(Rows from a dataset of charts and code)
────────────────────

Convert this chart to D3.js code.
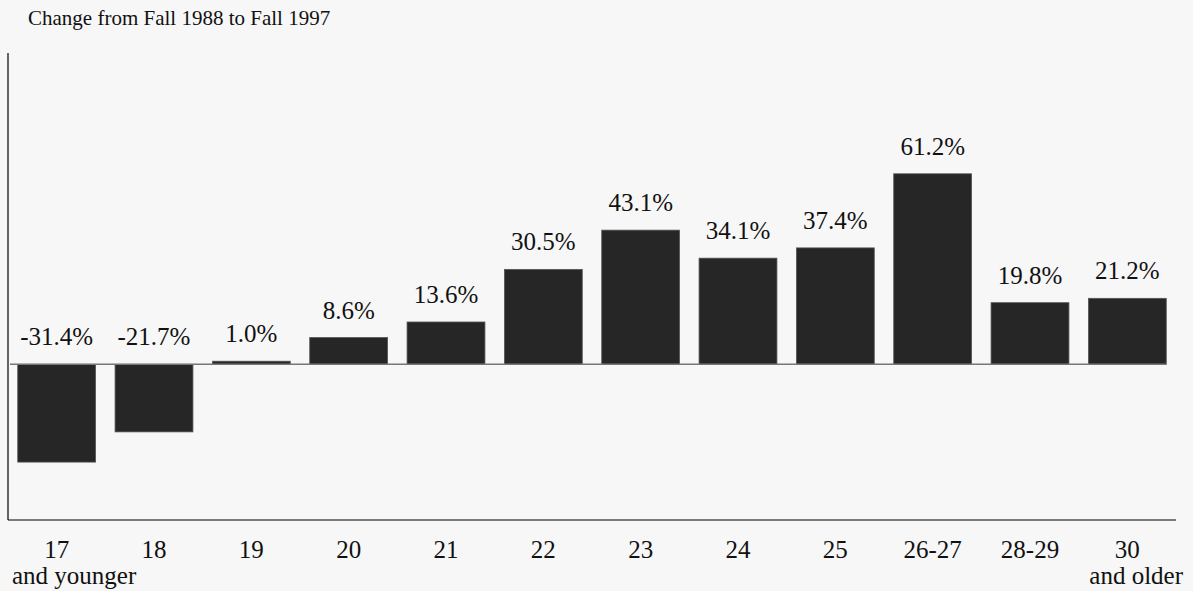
<!DOCTYPE html>
<html><head><meta charset="utf-8">
<script src="https://cdn.jsdelivr.net/npm/d3@7"></script>
<style>body{margin:0;background:#f7f7f7;}svg{display:block;}</style>
</head><body>
<script>
const categories = ["17", "18", "19", "20", "21", "22", "23", "24", "25", "26-27", "28-29", "30"];
const subLabels = ["and younger", "", "", "", "", "", "", "", "", "", "", "and older"];
const values = [-31.4, -21.7, 1.0, 8.6, 13.6, 30.5, 43.1, 34.1, 37.4, 61.2, 19.8, 21.2];
const title = "Change from Fall 1988 to Fall 1997";

const W = 1193, H = 591;
const svg = d3.select("body").append("svg").attr("width", W).attr("height", H)
  .style("font-family", "'Liberation Serif','Times New Roman',serif");
svg.append("rect").attr("width", W).attr("height", H).attr("fill", "#f7f7f7");

const x = d3.scaleBand().domain(categories).range([8, 1176]).paddingInner(0.2).paddingOuter(0.1);
const y = d3.scaleLinear().domain([-50, 100]).range([520, 53]);

svg.append("text").attr("x", 28).attr("y", 25).attr("font-size", 21).attr("fill", "#111").text(title);

// axes frame
svg.append("line").attr("x1", 8).attr("x2", 8).attr("y1", y(100)).attr("y2", y(-50)).attr("stroke", "#000").attr("stroke-width", 1.2);
svg.append("line").attr("x1", 8).attr("x2", 1176).attr("y1", y(-50)).attr("y2", y(-50)).attr("stroke", "#000").attr("stroke-width", 1.2);

// bars
svg.selectAll("rect.bar").data(values).join("rect").attr("class", "bar")
  .attr("x", (d, i) => x(categories[i]))
  .attr("width", x.bandwidth())
  .attr("y", d => y(Math.max(0, d)))
  .attr("height", d => Math.abs(y(d) - y(0)))
  .attr("fill", "#262626").attr("stroke", "#555").attr("stroke-width", 0.8);

// zero line
svg.append("line").attr("x1", 10).attr("x2", 1166).attr("y1", y(0)).attr("y2", y(0)).attr("stroke", "#777").attr("stroke-width", 1.5);

// value labels
svg.selectAll("text.val").data(values).join("text").attr("class", "val")
  .attr("x", (d, i) => x(categories[i]) + x.bandwidth() / 2)
  .attr("y", d => y(Math.max(0, d)) - 19)
  .attr("text-anchor", "middle").attr("font-size", 25).attr("fill", "#111")
  .text(d => d.toFixed(1) + "%");

// category labels
svg.selectAll("text.cat").data(categories).join("text").attr("class", "cat")
  .attr("x", d => x(d) + x.bandwidth() / 2)
  .attr("y", 558).attr("text-anchor", "middle").attr("font-size", 25).attr("fill", "#111")
  .text(d => d);

svg.selectAll("text.sub").data(subLabels).join("text").attr("class", "sub")
  .attr("x", (d, i) => i === 0 ? 12 : 1183)
  .attr("y", 584)
  .attr("text-anchor", (d, i) => i === 0 ? "start" : "end")
  .attr("font-size", 25).attr("fill", "#111")
  .text(d => d);
</script>
</body></html>
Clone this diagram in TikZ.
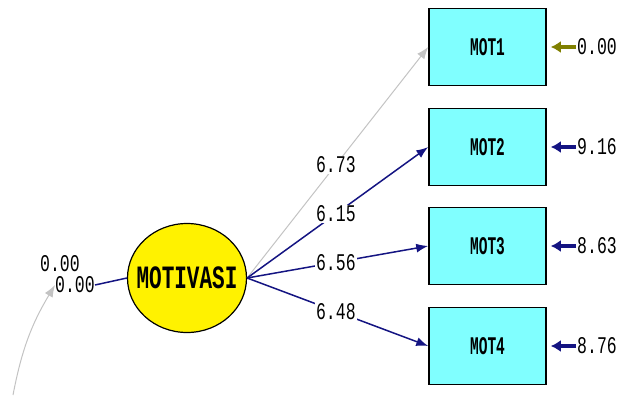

────────────────────

## Stated task
Produce an exact copy of each line of data, skipping embedded images.

## Exercise response
Convert this chart to D3.js code.
<!DOCTYPE html>
<html><head><meta charset="utf-8">
<script src="https://cdn.jsdelivr.net/npm/d3@7"></script>
<style>body{margin:0;background:#f7f7f7;}svg{display:block;}</style>
</head><body>
<script>
const categories = ["17", "18", "19", "20", "21", "22", "23", "24", "25", "26-27", "28-29", "30"];
const subLabels = ["and younger", "", "", "", "", "", "", "", "", "", "", "and older"];
const values = [-31.4, -21.7, 1.0, 8.6, 13.6, 30.5, 43.1, 34.1, 37.4, 61.2, 19.8, 21.2];
const title = "Change from Fall 1988 to Fall 1997";

const W = 1193, H = 591;
const svg = d3.select("body").append("svg").attr("width", W).attr("height", H)
  .style("font-family", "'Liberation Serif','Times New Roman',serif");
svg.append("rect").attr("width", W).attr("height", H).attr("fill", "#f7f7f7");

const x = d3.scaleBand().domain(categories).range([8, 1176]).paddingInner(0.2).paddingOuter(0.1);
const y = d3.scaleLinear().domain([-50, 100]).range([520, 53]);

svg.append("text").attr("x", 28).attr("y", 25).attr("font-size", 21).attr("fill", "#111").text(title);

// axes frame
svg.append("line").attr("x1", 8).attr("x2", 8).attr("y1", y(100)).attr("y2", y(-50)).attr("stroke", "#000").attr("stroke-width", 1.2);
svg.append("line").attr("x1", 8).attr("x2", 1176).attr("y1", y(-50)).attr("y2", y(-50)).attr("stroke", "#000").attr("stroke-width", 1.2);

// bars
svg.selectAll("rect.bar").data(values).join("rect").attr("class", "bar")
  .attr("x", (d, i) => x(categories[i]))
  .attr("width", x.bandwidth())
  .attr("y", d => y(Math.max(0, d)))
  .attr("height", d => Math.abs(y(d) - y(0)))
  .attr("fill", "#262626").attr("stroke", "#555").attr("stroke-width", 0.8);

// zero line
svg.append("line").attr("x1", 10).attr("x2", 1166).attr("y1", y(0)).attr("y2", y(0)).attr("stroke", "#777").attr("stroke-width", 1.5);

// value labels
svg.selectAll("text.val").data(values).join("text").attr("class", "val")
  .attr("x", (d, i) => x(categories[i]) + x.bandwidth() / 2)
  .attr("y", d => y(Math.max(0, d)) - 19)
  .attr("text-anchor", "middle").attr("font-size", 25).attr("fill", "#111")
  .text(d => d.toFixed(1) + "%");

// category labels
svg.selectAll("text.cat").data(categories).join("text").attr("class", "cat")
  .attr("x", d => x(d) + x.bandwidth() / 2)
  .attr("y", 558).attr("text-anchor", "middle").attr("font-size", 25).attr("fill", "#111")
  .text(d => d);

svg.selectAll("text.sub").data(subLabels).join("text").attr("class", "sub")
  .attr("x", (d, i) => i === 0 ? 12 : 1183)
  .attr("y", 584)
  .attr("text-anchor", (d, i) => i === 0 ? "start" : "end")
  .attr("font-size", 25).attr("fill", "#111")
  .text(d => d);
</script>
</body></html>
Clone this diagram in TikZ.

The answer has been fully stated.